The Senate bill aims to give states more flexibility in choosing what kinds of projects best meet their needs, while also requiring that they show in a more systematic way that they are using their aid to achieve federal goals like relieving traffic congestion, reducing air pollution and keeping roads and bridges in good repair, reported The Washington Post. It would eliminate or collapse 90 separate highway programs, each with its own pot of money, into about 30 mostly larger pots, providing a departure from the current highway program.

"I couldn't be more proud today to be Chairman of this Committee. The bill before us is completely bipartisan, and therefore, nobody will think it is perfect, but it is a very strong commitment to our transportation system and to the health of our businesses, workers and communities who depend on it, said Sen. Boxer. "No nation can be an economic leader if it can't move people and goods; no nation can thrive if its people are trapped in traffic, losing 4.8 billion hours from work and paying the price for polluted air."
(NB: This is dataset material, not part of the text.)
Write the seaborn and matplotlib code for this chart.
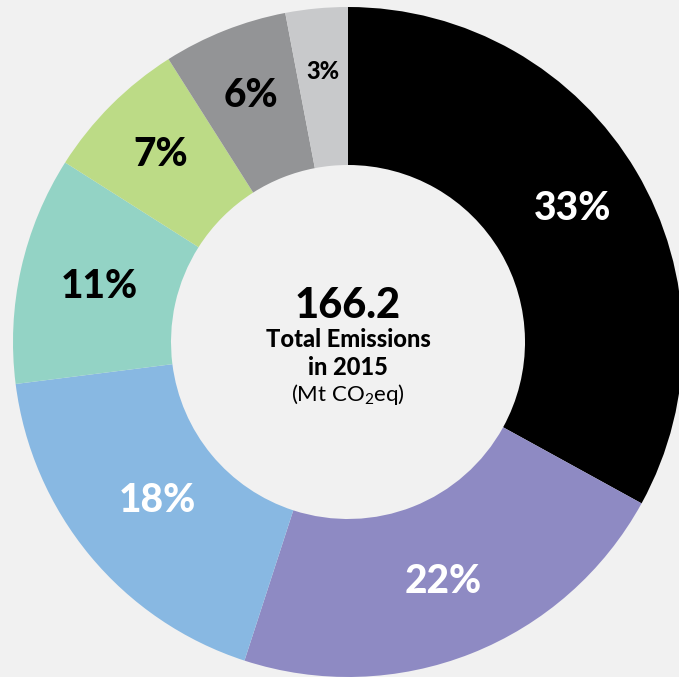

The bill would also increase funding for a federal transportation loan guarantee program from $122 million a year to $1 billion a year, while reducing the share of money states have to contribute to projects. The federal guarantees can reduce states' financing cost for large projects through lower interest rates.

"I must point out that our bill still has a $12 billion shortfall," said Sen. Inhofe. "We are very fortunate to have the Chairman of the Finance Committee, Senator Baucus, working so closely with us toward a bipartisan solution. I will continue to support his efforts and work behind the scenes to help him with Republicans. The only way this bill will move forward is if it is fiscally responsible and does not add to the deficit."  
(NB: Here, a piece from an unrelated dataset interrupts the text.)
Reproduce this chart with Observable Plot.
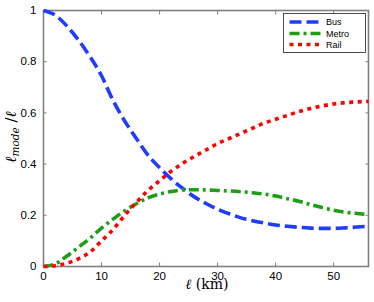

Rep. John Mica (R-Fla.), chairman on the House Transportation Committee, has not yet introduced his plan but has outlined some key features that are similar to the Senate's bill, including the elimination or collapse of all 108 existing federal highway and transit programs into a handful of aid programs to give states more flexibility in choosing projects, The Washington Post reported.

House Republicans are expected to release a six-year transportation authorization plan later this month.

"While we would prefer to see a longer-term authorization, this bill is a significant step forward in addressing our nation's vast transportation infrastructure needs," said Building America's Future President Marcia Hale in a statement. "The bill includes many of the critical reforms that Building America's Future has long supported, including consolidating or eliminating programs; taking steps to ensure that projects can be completed faster, such as expanding innovative contracting methods and encouraging early coordination between relevant reviewing agencies; increasing Transportation Infrastructure Finance and Innovation Act (TIFIA) authorization; including greater accountability; and recognizing the importance of reliable goods movement by establishing a new Freight Network Program. However, the bill should have done more to give states greater flexibility to toll their interstates."